Let’s say we are going to have a two-group between-subjects design, for which we shall run an independent samples t-test. We want to know how many participants we shall need in each group in our study. You will need to decide a few things. A minimum level of acceptable power is typically set at 0.8 (80%), but you can also run the analysis for different levels of power. I would plan to have the same number of participants in each group (though you can specify a different ratio if you need to, by changing the Relative size of group 2 to group 1) and assume for this demonstration that you are confident about being able to run a one-tailed test (you have a clear, directional hypothesis, based on prior research and/or theory: e.g., you expect group A to score higher than group B, and not the other way around). You can use α = .05.
Finally, you need to choose the minimally-interesting effect size. According to Daniel Lakens (https://psyarxiv.com/9d3yf/), there are a few ways to decide on what effect size interests you:
- “Smallest effect size of interest: what is the smallest effect size that is theoretically and practically interesting?
- Minimally statistically detectable effect: given the test and sample size, what is the critical effect size that can be statistically significant?
- Expected effect size: which effect size is expected based on theoretical predictions or previous research?
- Width of confidence interval: which effect sizes are excluded based on the expected width of the confidence interval around the effect size?
- Sensitivity power analysis: across a range of possible effect sizes, which effects does a design have sufficient power to detect when performing a hypothesis test?
- Distribution of effect sizes in a research area: what is the empirical range of effect sizes in a specific research are, and which effects are a priori unlikely to be observed?” (p. 3)
Basically, these are saying: what does past research have to say about what effect size you can expect (#3 and #6)? What is the smallest effect size you care about (#1)? Consider how important it is to spend time/money/other resources chasing small effect sizes. If your research could have profound consequences for society even with really small effect sizes, then it might be worth it. In other situations, you might decide that it is only worth looking for a medium effect size. What is the smallest effect size you can reasonably obtain (e.g., due to sample size limitations; #2, #3, and #4)? This is the justification you use to determine what effect size you are looking for. Note that in jamovi, the δ (Greek delta symbol) denotes Cohen’s d.
Let’s say you decide that it is reasonable to expect/look for a medium effect size of d = 0.5, aiming for power = 80%. This is what you should see in jamovi:
To the right, jamovi automatically populates the “Results” pane. You will see that you will need 64 participants in each of your two groups to achieve 80% power with effect size d = 0.50
You can also select different plots. Check all the boxes and also ensure you check the box next to Explanatory text, under Additional Options. jamovi provides a very detailed explanation of what each plot shows you.
The Power Contour graph shows you the relation between power, effect size and sample size.
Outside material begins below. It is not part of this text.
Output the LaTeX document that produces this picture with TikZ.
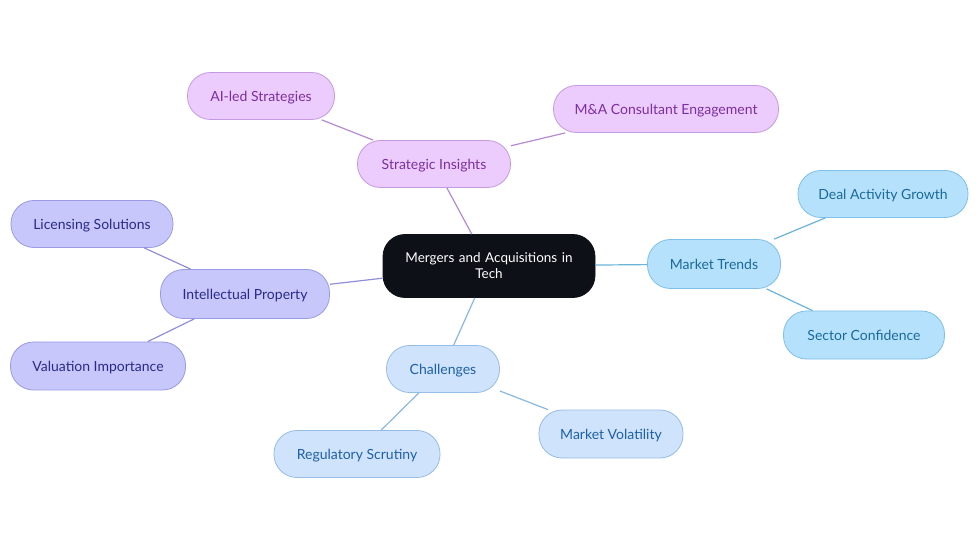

From this you can get a sense of how much power you will have if your effect size turns out to be smaller or larger or if you do not reach your intended sample size.
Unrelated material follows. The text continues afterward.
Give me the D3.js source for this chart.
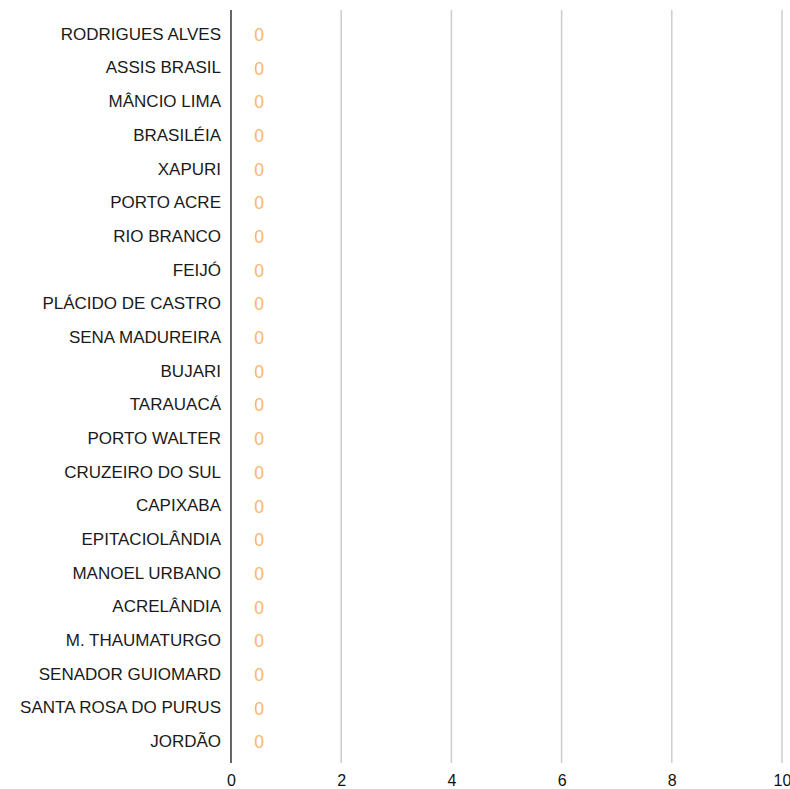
<!DOCTYPE html>
<html>
<head>
<meta charset="utf-8">
<script src="https://cdn.jsdelivr.net/npm/d3@7"></script>
<style>
  body { margin: 0; background: #fff; }
  text { font-family: "Liberation Sans", Arial, sans-serif; }
  .x-axis text { font-size: 16px; fill: #111; }
</style>
</head>
<body>
<script>
const cities = ["RODRIGUES ALVES", "ASSIS BRASIL", "MÂNCIO LIMA", "BRASILÉIA", "XAPURI",
  "PORTO ACRE", "RIO BRANCO", "FEIJÓ", "PLÁCIDO DE CASTRO", "SENA MADUREIRA", "BUJARI",
  "TARAUACÁ", "PORTO WALTER", "CRUZEIRO DO SUL", "CAPIXABA", "EPITACIOLÂNDIA",
  "MANOEL URBANO", "ACRELÂNDIA", "M. THAUMATURGO", "SENADOR GUIOMARD",
  "SANTA ROSA DO PURUS", "JORDÃO"];
const values = [0, 0, 0, 0, 0, 0, 0, 0, 0, 0, 0, 0, 0, 0, 0, 0, 0, 0, 0, 0, 0, 0];
const x_ticks = [0, 2, 4, 6, 8, 10];

const width = 790, height = 789;
const left = 231, right = 782;
const grid_top = 10, grid_bottom = 763;

let svg = d3.select("body").append("svg")
    .attr("width", width)
    .attr("height", height);

let x = d3.scaleLinear().domain([0, 10]).range([left, right]);
let y = d3.scaleBand().domain(cities).range([17, 758]);

// gridlines
svg.append("g")
  .selectAll("line")
  .data(x_ticks.filter(d => d > 0))
  .join("line")
    .attr("x1", d => x(d)).attr("x2", d => x(d))
    .attr("y1", grid_top).attr("y2", grid_bottom)
    .attr("stroke", "#cccccc")
    .attr("stroke-width", 1.5);

// bars (all zero)
svg.append("g")
  .selectAll("rect")
  .data(values)
  .join("rect")
    .attr("x", x(0))
    .attr("y", (d, i) => y(cities[i]) + 4)
    .attr("width", d => x(d) - x(0))
    .attr("height", y.bandwidth() - 8)
    .attr("fill", "#f5b45f");

// zero line
svg.append("line")
  .attr("x1", x(0)).attr("x2", x(0))
  .attr("y1", grid_top).attr("y2", grid_bottom)
  .attr("stroke", "#333")
  .attr("stroke-width", 1.5);

// category labels
svg.append("g")
  .selectAll("text")
  .data(cities)
  .join("text")
    .attr("x", left - 10)
    .attr("y", d => y(d) + y.bandwidth() / 2)
    .attr("dy", "0.35em")
    .attr("text-anchor", "end")
    .style("font-size", "17px")
    .attr("fill", "#1a1a1a")
    .text(d => d);

// value labels
svg.append("g")
  .selectAll("text")
  .data(values)
  .join("text")
    .attr("x", (d, i) => x(d) + 28)
    .attr("y", (d, i) => y(cities[i]) + y.bandwidth() / 2 + 1)
    .attr("dy", "0.35em")
    .attr("text-anchor", "middle")
    .style("font-size", "17.5px")
    .attr("fill", "#f5b66e")
    .text(d => d);

// x axis tick labels
let x_axis = d3.axisBottom(x).tickValues(x_ticks).tickSize(0).tickPadding(0);
let ax = svg.append("g")
  .attr("class", "x-axis")
  .attr("transform", "translate(0," + 775 + ")")
  .call(x_axis)
  .attr("font-size", 16)
  .attr("font-family", "'Liberation Sans', Arial, sans-serif");
ax.select(".domain").remove();
</script>
</body>
</html>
The Power Curve by N graph gives you a sense of how much you would need to increase your sample size if you wanted to achieve 90% power (somewhere closer to 100 per group). You might want re-run the test with power set to 0.9 and see what happens…. Now you will need 86 per group.
What to aim for? Well, of course 90% power is better than 80% power, but if you have limitations on your data collection (e.g., the pool of participants is not that large), you might just aim for 80% power.